Comportamento paternalista - um problema
"Esses quatro indicadores são obviamente os decisivos. Não há outra maneira de explicar o sucesso dos chineses em África", considera Stefan Schott.
"Os europeus simplesmente têm que tirar as suas próprias conclusões. Precisam de ver como se podem tornar mais rápidos, como podem implementar as coisas em passo acelerado e como podem ser menos vistos como alguém que interfere e diz aos africanos como fazer. Ouvimos muito isso. O comportamento paternalista dos europeus é um problema, e com essa atitude os africanos têm mais dificuldades", afirma.
Perante esta conclusão, o que se recomenda às políticas alemã e europeia para África? "Não aconselharíamos pôr de parte os valores europeus de democracia, direitos humanos e sustentabilidade. Ninguém pode querer isso, seria lesivo, acabaria por prejudicar a posição da Europa", responde o gestor de projetos.
No entanto, continua, "é preciso analisar criticamente se realmente todos os padrões que estabelecemos são tão necessários. Será que as condições em África podem realmente ser abordadas pelos padrões europeus ou isso é um exagero? Quando os padrões são tão altos, no final, os chineses acabam por vencer a licitação e fazem o negócio. E a Europa não fez nada de bom para a situação social ou para o meio ambiente em África".
Um banco europeu de investimento para África?
Schott também sugere a criação de um banco de investimento europeu, com um mandato para decisões rápidas. Para facilitar esta rapidez, não seria necessário consultar todos os 27 estados membros da União Europeia (UE) com antecedência.

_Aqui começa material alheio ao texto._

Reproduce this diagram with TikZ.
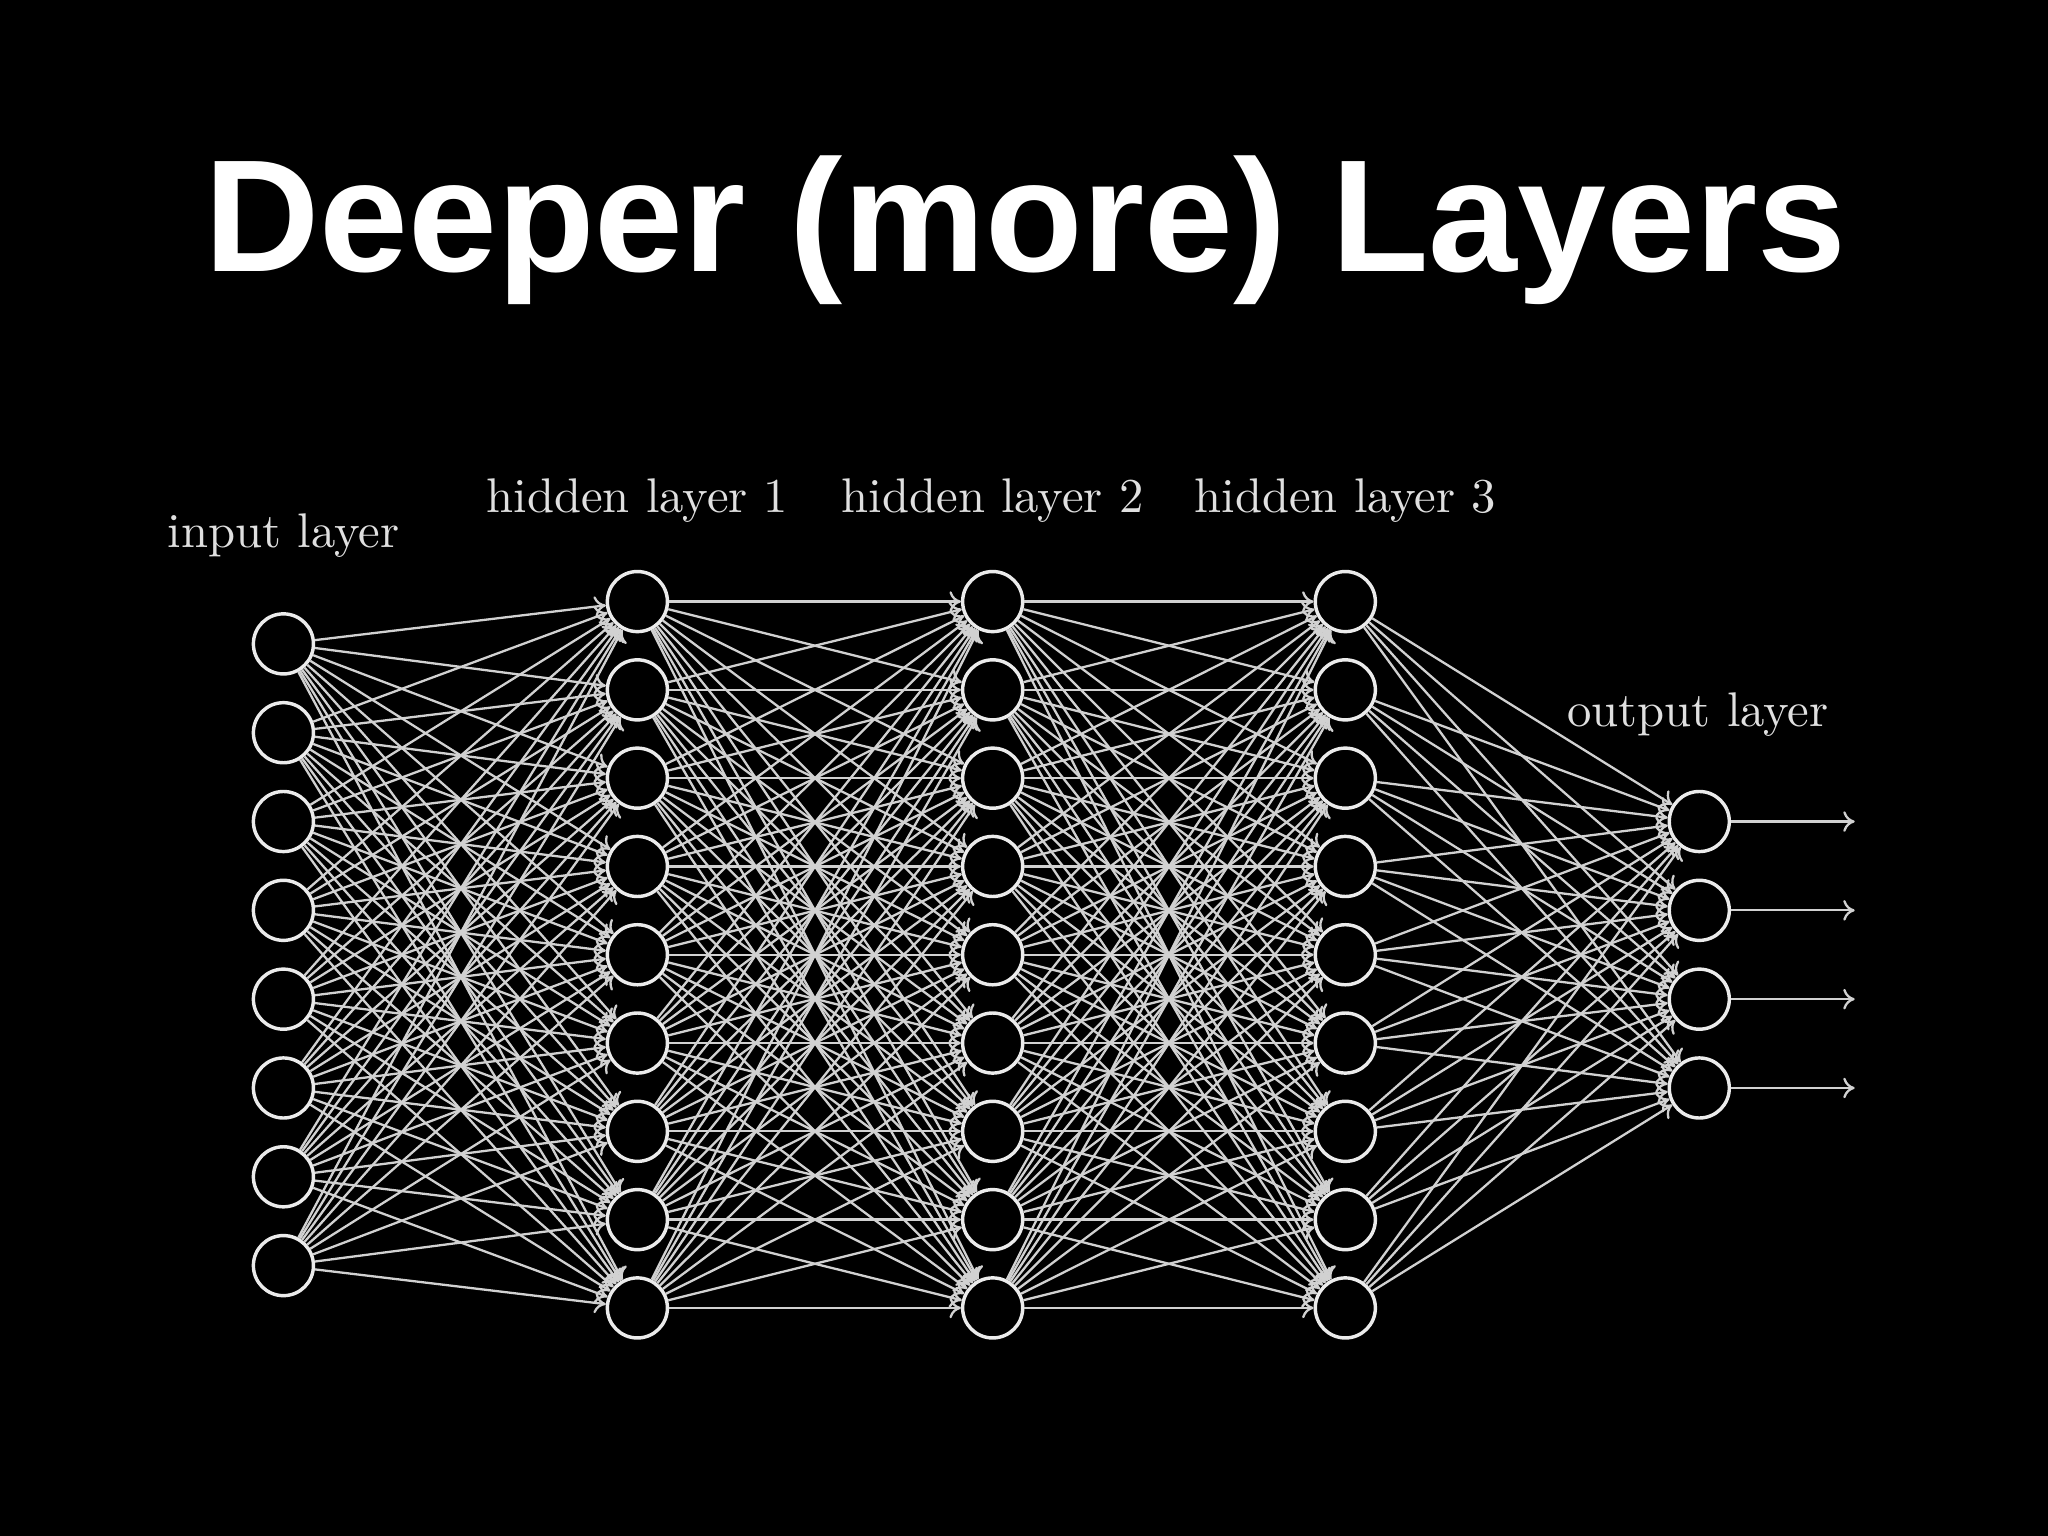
\documentclass[tikz,border=0pt]{standalone}
\usepackage{fontspec}
\usepackage{tikz}
\usetikzlibrary{arrows.meta, calc, positioning}
\newfontfamily\titlefont{Liberation Sans}

\begin{document}
\begin{tikzpicture}[line width=0.6pt,
    neuron/.style={circle, draw=white!92!black, fill=black, line width=0.75pt,
      minimum size=0.46cm, inner sep=0pt},
    link/.style={draw=white!82!black, line width=0.5pt,
      -{To[length=2.5pt,width=4.5pt]}},
    layername/.style={text=white!88!black, font=\fontsize{10.6}{12}\selectfont}]
        \fill[black] (0,0) rectangle (15.68,11.76);
        \node[text=white, anchor=base, font=\titlefont\bfseries\fontsize{34.8}{40}\selectfont]
            (title) at (7.85,9.68) {Deeper (more) Layers};

        \foreach \k in {1,...,8}
            \node[neuron] (I-\k) at (2.17,{4.45+(4.5-\k)*0.68}) {};
        \foreach \l/\x in {1/4.88, 2/7.60, 3/10.30}
            \foreach \k in {1,...,9}
                \node[neuron] (H\l-\k) at (\x,{4.45+(5-\k)*0.676}) {};
        \foreach \k in {1,...,4}
            \node[neuron] (O-\k) at (13.01,{4.45+(2.5-\k)*0.68}) {};

        \foreach \k in {1,...,8}
            \foreach \j in {1,...,9}
                \draw[link] (I-\k) -- (H1-\j);
        \foreach \l/\m in {1/2, 2/3}
            \foreach \k in {1,...,9}
                \foreach \j in {1,...,9}
                    \draw[link] (H\l-\k) -- (H\m-\j);
        \foreach \k in {1,...,9}
            \foreach \j in {1,...,4}
                \draw[link] (H3-\k) -- (O-\j);
        \foreach \k in {1,...,4} {
            \coordinate (out-\k) at ($(O-\k)+(1.19,0)$);
            \draw[link] (O-\k) -- (out-\k);
        }

        \node[layername] (inlabel) at (2.17,7.66) {input layer};
        \node[layername] (h1label) at (4.88,7.93) {hidden layer 1};
        \node[layername] (h2label) at (7.60,7.93) {hidden layer 2};
        \node[layername] (h3label) at (10.30,7.93) {hidden layer 3};
        \node[layername] (outlabel) at (13.00,6.29) {output layer};
    \end{tikzpicture}
\end{document}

A parceria de igual para igual, que os políticos europeus gostam de enfatizar, deve ser definitivamente examinada. "Os participantes no inquérito não veem isso. Pelo contrário, veem África como um beneficiário de ajuda", acrescenta Schott.
Também James Shikwati, economista queniano e coautor do estudo, considera que os europeus estão presos à sua visão ultrapassada de África. "A UE está a ser mantida cativa pelos seus próprios valores, impondo a sua própria visão de mundo a África. E, ao fazê-lo, é incapaz de ouvir as necessidades do povo africano. Por outro lado, temos os chineses, que estão principalmente focados no chamado hardware, ou seja, a infraestrutura que pode transformar e abrir África para si e para o mundo", considera.
"[Os chineses] perguntam: que estrada deve ser construída de onde para onde? Mas os europeus primeiro verificam quantos insetos andam nessa estrada", diz Shikwati, rindo. "Não funciona assim em África", frisa.
Repensar é necessário - em ambos os lados
Segundo o investigador, a Europa precisa de adaptar os seus planos de investimento e ter abordagens flexíveis e voltadas para regiões específicas. No caso de África, isto significa ter políticas competitivas e estrategicamente focadas em vez de combater as já existentes, acrescenta.
Essa é a velha Europa, continua, mas o que é necessário é uma nova forma de pensar: "Não se trata apenas de migrantes vindos de África, o incentivo deve ser as enormes oportunidades que existem em África para investimento e desenvolvimento".
Apenas 4% do investimento externo chinês vai para África. O restante vai para os Estados Unidos, Europa e outras regiões. Mas esses 4% produziram muito nos países africanos mais pobres em pouco menos de 20 anos e, entretanto, a China consolida a sua influência como o parceiro comercial mais importante do continente.